# What the task requires
Copy all of the material exactly. Pictures are not to appear in the copy.

# Given information
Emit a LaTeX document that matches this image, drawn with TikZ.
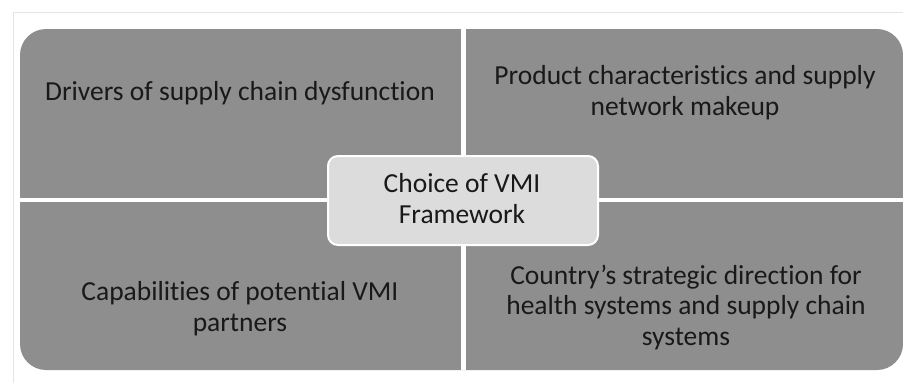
\documentclass[tikz,border=0pt]{standalone}
\usepackage{fontspec}
\setmainfont{Carlito}[Ligatures={NoCommon}]
\definecolor{quad}{RGB}{142,142,142}
\definecolor{centerfill}{RGB}{220,220,220}
\definecolor{txt}{RGB}{25,25,25}
\definecolor{frameline}{RGB}{228,228,228}
\tikzset{
  quadtext/.style={align=center, inner sep=0pt, anchor=base, text=txt,
    font=\fontsize{27.5pt}{30.5pt}\selectfont},
  centerbox/.style={draw=white, line width=2pt, fill=centerfill, rounded corners=10pt,
    minimum width=270pt, minimum height=89pt, inner sep=0pt}
}
\begin{document}
\begin{tikzpicture}[x=1pt,y=-1pt]
\useasboundingbox (0,0) rectangle (903,383);
% faint frame lines
\draw[frameline, line width=0.8pt] (13,12) -- (903,12);
\draw[frameline, line width=0.8pt] (13,12) -- (13,383);
% quadrants as one rounded block split by white gaps
\fill[quad, rounded corners=26pt] (20,29) rectangle (903,370);
\fill[white] (461,29) rectangle (466,370);
\fill[white] (20,198) rectangle (903,202);
% texts (base = baseline of last line)
\node[quadtext] (tl) at (240,100) {Drivers of supply chain dysfunction};
\node[quadtext] (tr) at (685,115) {Product characteristics and supply\\network makeup};
\node[quadtext] (bl) at (240,331) {Capabilities of potential VMI\\partners};
\node[quadtext] (br) at (686,345) {Country’s strategic direction for\\health systems and supply chain\\systems};
% centre
\node[centerbox] (c) at (463,200.5) {};
\node[quadtext] (ct) at (462,223) {Choice of VMI\\Framework};
\end{tikzpicture}
\end{document}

# Answer to the exercise
Emit a LaTeX document that matches this image, drawn with TikZ.
\documentclass[tikz,border=0pt]{standalone}
\usepackage{fontspec}
\setmainfont{Carlito}[Ligatures={NoCommon}]
\definecolor{quad}{RGB}{142,142,142}
\definecolor{centerfill}{RGB}{220,220,220}
\definecolor{txt}{RGB}{25,25,25}
\definecolor{frameline}{RGB}{228,228,228}
\tikzset{
  quadtext/.style={align=center, inner sep=0pt, anchor=base, text=txt,
    font=\fontsize{27.5pt}{30.5pt}\selectfont},
  centerbox/.style={draw=white, line width=2pt, fill=centerfill, rounded corners=10pt,
    minimum width=270pt, minimum height=89pt, inner sep=0pt}
}
\begin{document}
\begin{tikzpicture}[x=1pt,y=-1pt]
\useasboundingbox (0,0) rectangle (903,383);
% faint frame lines
\draw[frameline, line width=0.8pt] (13,12) -- (903,12);
\draw[frameline, line width=0.8pt] (13,12) -- (13,383);
% quadrants as one rounded block split by white gaps
\fill[quad, rounded corners=26pt] (20,29) rectangle (903,370);
\fill[white] (461,29) rectangle (466,370);
\fill[white] (20,198) rectangle (903,202);
% texts (base = baseline of last line)
\node[quadtext] (tl) at (240,100) {Drivers of supply chain dysfunction};
\node[quadtext] (tr) at (685,115) {Product characteristics and supply\\network makeup};
\node[quadtext] (bl) at (240,331) {Capabilities of potential VMI\\partners};
\node[quadtext] (br) at (686,345) {Country’s strategic direction for\\health systems and supply chain\\systems};
% centre
\node[centerbox] (c) at (463,200.5) {};
\node[quadtext] (ct) at (462,223) {Choice of VMI\\Framework};
\end{tikzpicture}
\end{document}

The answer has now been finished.